***** Supplied material *****
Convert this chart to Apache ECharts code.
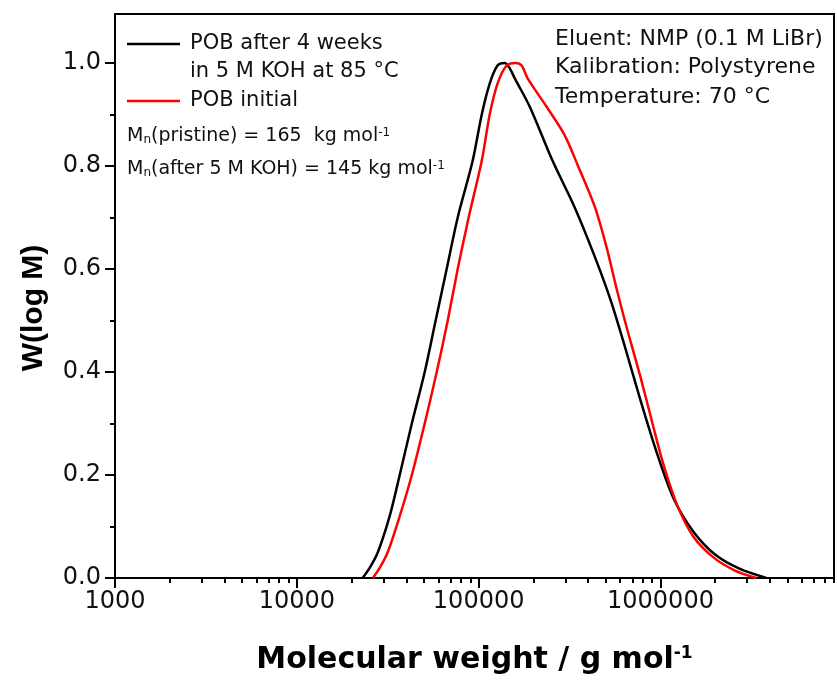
<!DOCTYPE html>
<html>
<head>
<meta charset="utf-8">
<script src="https://cdn.jsdelivr.net/npm/echarts@6/dist/echarts.min.js"></script>
<style>html,body{margin:0;padding:0;background:#fff}#c{width:837px;height:684px}</style>
</head>
<body>
<div id="c"></div>
<script>
// ---- data (molecular weight in g/mol, W(log M)) ----
const afterName = 'POB after 4 weeks in 5 M KOH at 85 °C';
const initialName = 'POB initial';
const afterM = [23000, 25200, 27900, 32400, 36800, 42900, 50500, 58000, 66700, 76700, 92700, 104000, 115000, 127000, 139000, 148000, 158000, 191000, 255000, 337000, 434000, 531300, 642300, 776500, 950600, 1178600, 1518000, 2005000, 2718000, 3823000];
const afterW = [0, 0.02, 0.05, 0.12, 0.2, 0.3, 0.4, 0.5, 0.6, 0.7, 0.81, 0.9, 0.96, 0.995, 1.0, 0.99, 0.97, 0.915, 0.81, 0.72, 0.625, 0.54, 0.445, 0.345, 0.245, 0.155, 0.09, 0.045, 0.018, 0];
const initialM = [26200, 28600, 31600, 36800, 42900, 50500, 58800, 67600, 76700, 88100, 104000, 115000, 127000, 142500, 159700, 172300, 185900, 236400, 296900, 352000, 436000, 507000, 575000, 659000, 776500, 903600, 1039000, 1240000, 1518000, 1955000, 2550000, 3370000];
const initialW = [0, 0.02, 0.05, 0.12, 0.2, 0.3, 0.4, 0.5, 0.6, 0.7, 0.81, 0.9, 0.96, 0.995, 1.0, 0.995, 0.97, 0.915, 0.86, 0.80, 0.72, 0.64, 0.56, 0.48, 0.39, 0.30, 0.22, 0.14, 0.08, 0.04, 0.015, 0];
const xMin = 1000, xMax = 9000000;
const xMajorTicks = [1000, 10000, 100000, 1000000];
const xMinorTicks = [2000,3000,4000,5000,6000,7000,8000,9000,20000,30000,40000,50000,60000,70000,80000,90000,200000,300000,400000,500000,600000,700000,800000,900000,2000000,3000000,4000000,5000000,6000000,7000000,8000000,9000000];
const yMin = 0, yMax = 1.095, yInterval = 0.2;
const yMinorTicks = [0.1, 0.3, 0.5, 0.7, 0.9];

const afterData = afterM.map((m, i) => [m, afterW[i]]);
const initialData = initialM.map((m, i) => [m, initialW[i]]);

const FONT = 'DejaVu Sans';
const chart = echarts.init(document.getElementById('c'));
chart.setOption({
  animation: false,
  backgroundColor: '#fff',
  grid: { left: 115, right: 3, top: 14, bottom: 106, show: true, borderColor: '#000', borderWidth: 2, backgroundColor: 'transparent' },
  xAxis: [{
    type: 'log', logBase: 10, min: xMin, max: xMax, position: 'bottom',
    axisLine: { show: true, lineStyle: { color: '#000', width: 2 } },
    axisTick: { show: true, length: 10, lineStyle: { color: '#000', width: 2 }, customValues: xMajorTicks },
    axisLabel: { show: true, customValues: xMajorTicks, margin: 12, fontSize: 24, fontFamily: FONT, color: '#111', formatter: v => String(Math.round(v)) },
    splitLine: { show: false },
    name: '{t|Molecular weight / g mol}{s|-1}', nameLocation: 'middle', nameGap: 67,
    nameTextStyle: { rich: { t: { fontSize: 30, fontWeight: 'bold', fontFamily: FONT, color: '#000' }, s: { fontSize: 17, fontWeight: 'bold', fontFamily: FONT, color: '#000', verticalAlign: 'top' } } }
  }, {
    type: 'log', logBase: 10, min: xMin, max: xMax, position: 'bottom',
    axisLine: { show: false },
    axisTick: { show: true, length: 5, lineStyle: { color: '#000', width: 2 }, customValues: xMinorTicks },
    axisLabel: { show: false },
    splitLine: { show: false }
  }],
  yAxis: [{
    type: 'value', min: yMin, max: yMax, interval: yInterval, position: 'left',
    axisLine: { show: true, lineStyle: { color: '#000', width: 2 } },
    axisTick: { show: true, length: 10, lineStyle: { color: '#000', width: 2 } },
    axisLabel: { margin: 14, fontSize: 24, fontFamily: FONT, color: '#111', showMaxLabel: false, formatter: v => v.toFixed(1) },
    splitLine: { show: false },
    name: 'W(log M)', nameLocation: 'middle', nameGap: 66, nameRotate: 90,
    nameTextStyle: { fontSize: 30, fontWeight: 'bold', fontFamily: 'Liberation Sans', color: '#000', padding: [0, 24, 0, 0] }
  }, {
    type: 'value', min: yMin, max: yMax, position: 'left',
    axisLine: { show: false },
    axisTick: { show: true, length: 5, lineStyle: { color: '#000', width: 2 }, customValues: yMinorTicks },
    axisLabel: { show: false },
    splitLine: { show: false }
  }],
  legend: {
    orient: 'vertical', left: 127, top: 32, padding: 0, itemGap: 33,
    icon: 'rect', itemWidth: 53, itemHeight: 2.5,
    data: [afterName, initialName],
    formatter: n => n === afterName ? 'POB after 4 weeks' : n,
    textStyle: { fontSize: 21, fontFamily: FONT, color: '#111', lineHeight: 24, padding: [0, 0, 0, 5] }
  },
  graphic: [
    { type: 'text', left: 190, top: 61, style: { text: 'in 5 M KOH at 85 °C', fontSize: 21, fontFamily: FONT, fill: '#111' } },
    { type: 'text', left: 127, top: 127, style: { text: '{t|M}{b|n}{t|(pristine) = 165  kg mol}{p|-1}', rich: { t: { fontSize: 19, fontFamily: FONT, fill: '#111' }, b: { fontSize: 12, fontFamily: FONT, fill: '#111', verticalAlign: 'bottom' }, p: { fontSize: 12, fontFamily: FONT, fill: '#111', verticalAlign: 'top' } } } },
    { type: 'text', left: 127, top: 160, style: { text: '{t|M}{b|n}{t|(after 5 M KOH) = 145 kg mol}{p|-1}', rich: { t: { fontSize: 19, fontFamily: FONT, fill: '#111' }, b: { fontSize: 12, fontFamily: FONT, fill: '#111', verticalAlign: 'bottom' }, p: { fontSize: 12, fontFamily: FONT, fill: '#111', verticalAlign: 'top' } } } },
    { type: 'text', left: 555, top: 28, style: { text: 'Eluent: NMP (0.1 M LiBr)', fontSize: 22, fontFamily: FONT, fill: '#111' } },
    { type: 'text', left: 555, top: 56, style: { text: 'Kalibration: Polystyrene', fontSize: 22, fontFamily: FONT, fill: '#111' } },
    { type: 'text', left: 555, top: 86, style: { text: 'Temperature: 70 °C', fontSize: 22, fontFamily: FONT, fill: '#111' } }
  ],
  series: [{
    name: afterName, type: 'line', xAxisIndex: 0, yAxisIndex: 0, data: afterData,
    smooth: 0.3, symbol: 'none', lineStyle: { color: '#000', width: 2.5 }, itemStyle: { color: '#000' }
  }, {
    name: initialName, type: 'line', xAxisIndex: 0, yAxisIndex: 0, data: initialData,
    smooth: 0.3, symbol: 'none', lineStyle: { color: '#ff0000', width: 2.5 }, itemStyle: { color: '#ff0000' }
  }]
});
</script>
</body>
</html>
*****
### Task requirements
Quote each line of the listing exactly, but leave the pictures out.

### Output of the task
Convert this chart to Apache ECharts code.
<!DOCTYPE html>
<html>
<head>
<meta charset="utf-8">
<script src="https://cdn.jsdelivr.net/npm/echarts@6/dist/echarts.min.js"></script>
<style>html,body{margin:0;padding:0;background:#fff}#c{width:837px;height:684px}</style>
</head>
<body>
<div id="c"></div>
<script>
// ---- data (molecular weight in g/mol, W(log M)) ----
const afterName = 'POB after 4 weeks in 5 M KOH at 85 °C';
const initialName = 'POB initial';
const afterM = [23000, 25200, 27900, 32400, 36800, 42900, 50500, 58000, 66700, 76700, 92700, 104000, 115000, 127000, 139000, 148000, 158000, 191000, 255000, 337000, 434000, 531300, 642300, 776500, 950600, 1178600, 1518000, 2005000, 2718000, 3823000];
const afterW = [0, 0.02, 0.05, 0.12, 0.2, 0.3, 0.4, 0.5, 0.6, 0.7, 0.81, 0.9, 0.96, 0.995, 1.0, 0.99, 0.97, 0.915, 0.81, 0.72, 0.625, 0.54, 0.445, 0.345, 0.245, 0.155, 0.09, 0.045, 0.018, 0];
const initialM = [26200, 28600, 31600, 36800, 42900, 50500, 58800, 67600, 76700, 88100, 104000, 115000, 127000, 142500, 159700, 172300, 185900, 236400, 296900, 352000, 436000, 507000, 575000, 659000, 776500, 903600, 1039000, 1240000, 1518000, 1955000, 2550000, 3370000];
const initialW = [0, 0.02, 0.05, 0.12, 0.2, 0.3, 0.4, 0.5, 0.6, 0.7, 0.81, 0.9, 0.96, 0.995, 1.0, 0.995, 0.97, 0.915, 0.86, 0.80, 0.72, 0.64, 0.56, 0.48, 0.39, 0.30, 0.22, 0.14, 0.08, 0.04, 0.015, 0];
const xMin = 1000, xMax = 9000000;
const xMajorTicks = [1000, 10000, 100000, 1000000];
const xMinorTicks = [2000,3000,4000,5000,6000,7000,8000,9000,20000,30000,40000,50000,60000,70000,80000,90000,200000,300000,400000,500000,600000,700000,800000,900000,2000000,3000000,4000000,5000000,6000000,7000000,8000000,9000000];
const yMin = 0, yMax = 1.095, yInterval = 0.2;
const yMinorTicks = [0.1, 0.3, 0.5, 0.7, 0.9];

const afterData = afterM.map((m, i) => [m, afterW[i]]);
const initialData = initialM.map((m, i) => [m, initialW[i]]);

const FONT = 'DejaVu Sans';
const chart = echarts.init(document.getElementById('c'));
chart.setOption({
  animation: false,
  backgroundColor: '#fff',
  grid: { left: 115, right: 3, top: 14, bottom: 106, show: true, borderColor: '#000', borderWidth: 2, backgroundColor: 'transparent' },
  xAxis: [{
    type: 'log', logBase: 10, min: xMin, max: xMax, position: 'bottom',
    axisLine: { show: true, lineStyle: { color: '#000', width: 2 } },
    axisTick: { show: true, length: 10, lineStyle: { color: '#000', width: 2 }, customValues: xMajorTicks },
    axisLabel: { show: true, customValues: xMajorTicks, margin: 12, fontSize: 24, fontFamily: FONT, color: '#111', formatter: v => String(Math.round(v)) },
    splitLine: { show: false },
    name: '{t|Molecular weight / g mol}{s|-1}', nameLocation: 'middle', nameGap: 67,
    nameTextStyle: { rich: { t: { fontSize: 30, fontWeight: 'bold', fontFamily: FONT, color: '#000' }, s: { fontSize: 17, fontWeight: 'bold', fontFamily: FONT, color: '#000', verticalAlign: 'top' } } }
  }, {
    type: 'log', logBase: 10, min: xMin, max: xMax, position: 'bottom',
    axisLine: { show: false },
    axisTick: { show: true, length: 5, lineStyle: { color: '#000', width: 2 }, customValues: xMinorTicks },
    axisLabel: { show: false },
    splitLine: { show: false }
  }],
  yAxis: [{
    type: 'value', min: yMin, max: yMax, interval: yInterval, position: 'left',
    axisLine: { show: true, lineStyle: { color: '#000', width: 2 } },
    axisTick: { show: true, length: 10, lineStyle: { color: '#000', width: 2 } },
    axisLabel: { margin: 14, fontSize: 24, fontFamily: FONT, color: '#111', showMaxLabel: false, formatter: v => v.toFixed(1) },
    splitLine: { show: false },
    name: 'W(log M)', nameLocation: 'middle', nameGap: 66, nameRotate: 90,
    nameTextStyle: { fontSize: 30, fontWeight: 'bold', fontFamily: 'Liberation Sans', color: '#000', padding: [0, 24, 0, 0] }
  }, {
    type: 'value', min: yMin, max: yMax, position: 'left',
    axisLine: { show: false },
    axisTick: { show: true, length: 5, lineStyle: { color: '#000', width: 2 }, customValues: yMinorTicks },
    axisLabel: { show: false },
    splitLine: { show: false }
  }],
  legend: {
    orient: 'vertical', left: 127, top: 32, padding: 0, itemGap: 33,
    icon: 'rect', itemWidth: 53, itemHeight: 2.5,
    data: [afterName, initialName],
    formatter: n => n === afterName ? 'POB after 4 weeks' : n,
    textStyle: { fontSize: 21, fontFamily: FONT, color: '#111', lineHeight: 24, padding: [0, 0, 0, 5] }
  },
  graphic: [
    { type: 'text', left: 190, top: 61, style: { text: 'in 5 M KOH at 85 °C', fontSize: 21, fontFamily: FONT, fill: '#111' } },
    { type: 'text', left: 127, top: 127, style: { text: '{t|M}{b|n}{t|(pristine) = 165  kg mol}{p|-1}', rich: { t: { fontSize: 19, fontFamily: FONT, fill: '#111' }, b: { fontSize: 12, fontFamily: FONT, fill: '#111', verticalAlign: 'bottom' }, p: { fontSize: 12, fontFamily: FONT, fill: '#111', verticalAlign: 'top' } } } },
    { type: 'text', left: 127, top: 160, style: { text: '{t|M}{b|n}{t|(after 5 M KOH) = 145 kg mol}{p|-1}', rich: { t: { fontSize: 19, fontFamily: FONT, fill: '#111' }, b: { fontSize: 12, fontFamily: FONT, fill: '#111', verticalAlign: 'bottom' }, p: { fontSize: 12, fontFamily: FONT, fill: '#111', verticalAlign: 'top' } } } },
    { type: 'text', left: 555, top: 28, style: { text: 'Eluent: NMP (0.1 M LiBr)', fontSize: 22, fontFamily: FONT, fill: '#111' } },
    { type: 'text', left: 555, top: 56, style: { text: 'Kalibration: Polystyrene', fontSize: 22, fontFamily: FONT, fill: '#111' } },
    { type: 'text', left: 555, top: 86, style: { text: 'Temperature: 70 °C', fontSize: 22, fontFamily: FONT, fill: '#111' } }
  ],
  series: [{
    name: afterName, type: 'line', xAxisIndex: 0, yAxisIndex: 0, data: afterData,
    smooth: 0.3, symbol: 'none', lineStyle: { color: '#000', width: 2.5 }, itemStyle: { color: '#000' }
  }, {
    name: initialName, type: 'line', xAxisIndex: 0, yAxisIndex: 0, data: initialData,
    smooth: 0.3, symbol: 'none', lineStyle: { color: '#ff0000', width: 2.5 }, itemStyle: { color: '#ff0000' }
  }]
});
</script>
</body>
</html>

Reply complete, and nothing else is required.